Melendez and his partners launched The Craftroom taproom last week at 2809 Broadbent NE and are pouring ciders flavored with watermelon, pear, cherry and raspberry and ranging in strength from 5.4 percent alcohol by volume to 7.2 percent.

Melendez is a partner in Las Vegas, N.M.-based New Mexico Craft Brewing Co., and devotes some of The Craftroom’s 23 taps to those beers and beers from other local breweries. The Craftroom also plans to launch its own in-house brewery soon and already has a small sandwich menu.

But it’s the cider-making component that will set it apart: “We have a little different angle,” he said.

Santa Fe is home to a couple of cideries already. In Albuquerque, a few area breweries also produce cider — which, in New Mexico, requires a winegrower’s license — but Melendez said The Craftroom will do it on a large scale and with more variety, tapping into what he said is a growing interest in the beverage.
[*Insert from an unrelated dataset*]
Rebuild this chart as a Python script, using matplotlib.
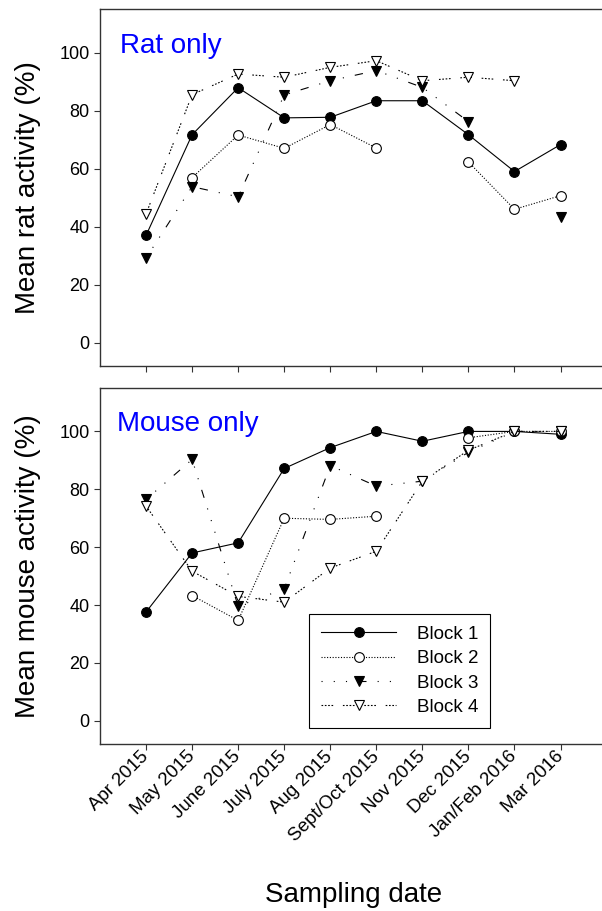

The cidery’s 60-barrel system will allow it to make up to 240 barrels a month. (Depending on the season, Melendez said they use a mix of fresh apples and concentrate from Washington state.)

Sales growth among the larger producers started slowing down last year after some huge gains, CNBC reported last fall but “regional and craft ciders are thriving on both coasts of the United States.” And the United States Association of Cider Makers reported 1,330 members as of last month, up from 96 when it started in 2013.

Locally, the thirst for cider is apparent at Boxing Bear Brewing. Though beer remains top priority at the West Side Albuquerque brewery, co-owner and head of brewery operations Justin Hamilton said Boxing Bear house-made “semi-sweet” cider is a good seller, especially among those who simply don’t like beer or who follow a gluten-free diet.

“The demand for our cider is pretty high. We have a batch going out pretty much every week. … It’s something that’s doing well,” he said.

Given its own output, Boxing Bear is not looking to bring on an outside cider. But Melendez believes that breweries that do not make their own might be among his best customers as they look to add a different product in their taprooms.

It’s a plan that would not have worked until recently, as such reciprocity was only made possible by a 2015 law change allowing New Mexico winegrower’s and small brewer’s licensees to sell each others’ products.

“I bet that would be a really good sales channel for them — to distribute to the breweries,” said New Mexico Brewers Guild Executive Director John Gozigian of Albuquerque’s startup cidery, noting the beverage’s growing popularity. “The breweries already making cider are having trouble keeping up with it because there’s much demand for it.”